A political movement that dreams of a world that is smaller, simpler, dumber, more servile and less curious and much narrower than the one that currently exists would naturally fixate upon college campuses and the individual and collective acts of becoming that happen there; people in that movement would want, so intensely that it would come to crowd out any other wish or purpose, the opportunity to make that all stop. They would, as always, want to smash whatever they want to smash and enjoy the security of knowing not just that they would face no repercussions, but be the hero of the story for having done so. It is reductive to say that the central fantasy of contemporary conservatism is Punching The Teacher, but it is not really wrong. In a sense, Donald Trump telling a (probably fake) story about giving his second grade music teacher a black eye and "almost [getting] expelled" in his 1987 book The Art of the Deal is something like his movement's equivalent of George Washington admitting to having chopped down that cherry tree.
But that leaves out some crucial stuff. If Trumpism is a collection of contradictory fantasies—the righteous and all-powerful boss who is forever victimized and in peril; an oppressed elite that is constantly scamming and mugging and jailing everyone else; traditionalist patriots waging total war against both the state and the people that live in it; what the historian Ruth Ben-Ghiat called "a permanent counterrevolution"—it is also, always, a hustle. A life in conservative politics is a shabby, grifting thing; that movement is a sweaty and stupid scrum of influencers and opportunists and true-blue sociopaths scrabbling for monetizable attention or one of the lucrative public-facing sinecures funded by reactionary billionaires.
The cost to one's immortal soul aside, that work is demeaning. It demands from those doing it the sort of always-on workload and rolling state of pericrashout inherent to video game streamers, but with much more onerous hair and makeup requirements. The work itself is very easy, and amounts for most of those in the industry to honking away on their specific instrument of grievance in a way that's roughly in time with the sounds being made across the rest of the conservative media space. There is no way to create a symphony out of clammy self-interested buskers who (correctly) understand their job as being louder than everyone else, but the goal here is not the creation of anything beautiful or even coherent so much as it is the making of constant, obliterating noise.
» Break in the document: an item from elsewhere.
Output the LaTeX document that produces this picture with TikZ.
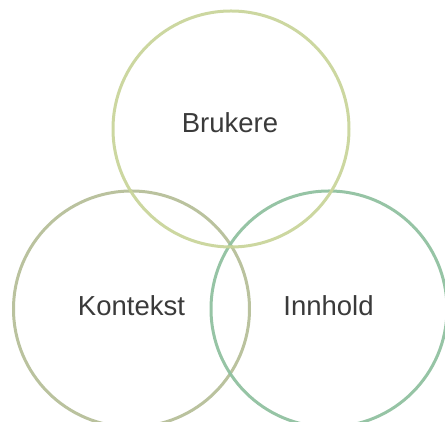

There's nothing to that, really. The only thing that Riley Gaines, a former college swimmer who leveraged her own dubious tale of personal woe into a full-time job thanks to the wonder-working power of transphobia and conservative media, could do to put herself out of work would be to deviate even a little bit from her movement's message; put another way, the only thing that could spoil her payday would be evincing the faintest interest in fixing her heart and doing something with her life. Gaines is like a lot of conservative media types in that regard—a barely replacement-level talent whose job is to endlessly rehash an increasingly distant experience of having been wronged by their movement's designated cultural enemies. Charlie Kirk didn't get into the college that he wanted to go to after high school and stayed furious about it in public until the moment he was killed, on a different college campus, at the age of 32; that was his job. Bari Weiss, who has never felt as respected by or comfortable among her peers as she believed she deserved to be, has made a successful career in media that is entirely dependent upon her never, ever getting over that.
A person can make a lot of money this way, but the cost—or one of the costs, anyway—is that they must never move on from anything; the audience wants only the increasingly rough stuff that it wants, and is more loyal to that demand than to any individual provider or brand. This is an easy market to serve, and an impossible one to serve in a remotely dignified way. Imagine a child actor, bashing away for decades at the weak material that made them famous as they age from moppetry into bleak middle age; imagine, too, that the material in question all militates towards making it impossible for various classes of vulnerable people to exist in public. There is a living to be made doing this, but it seems very much a living hell. Still, sometimes you can catch a ride on a rich person's private plane en route to some conference or ceremony, and sometimes a mean old car dealer will hand you a trophy or a weird sword at some shitty banquet before you make a little speech about the bad thing that happened to you. That is the brass ring Samantha Fulnecky might yet grasp.
Much more important than whether this particular mediocre young person succeeds, and considerably more worrying, is how easy it all is, and how smooth and efficient the process is through which all this noise and damage is manufactured—how simple the culture has made it for someone with nothing but themselves on their mind to hurt someone they think they might benefit from hurting, and how eagerly and unquestioningly this daisy chain of apparatchiks and opportunists and independent operators and actual elected officials will apply themselves to that work. It doesn't much matter whether Samantha Fulnecky was volunteering to join the movement to remove trans people from public life because she thought this oafish provocation might someday pay her bills, or is just a spoiled kid seizing an opportunity to walk to the front of the classroom and try her luck, Marine Todd-style. What matters is that it all ends up in the same place, and that this choice is so easily and cheaply made, and that there is a machine—well-funded, well-insulated, and much clearer about the terrible things it wants than anyone charged with describing it can quite bring themselves to acknowledge—that exists to send anyone desperate, cruel, or careless enough to enlist off to war.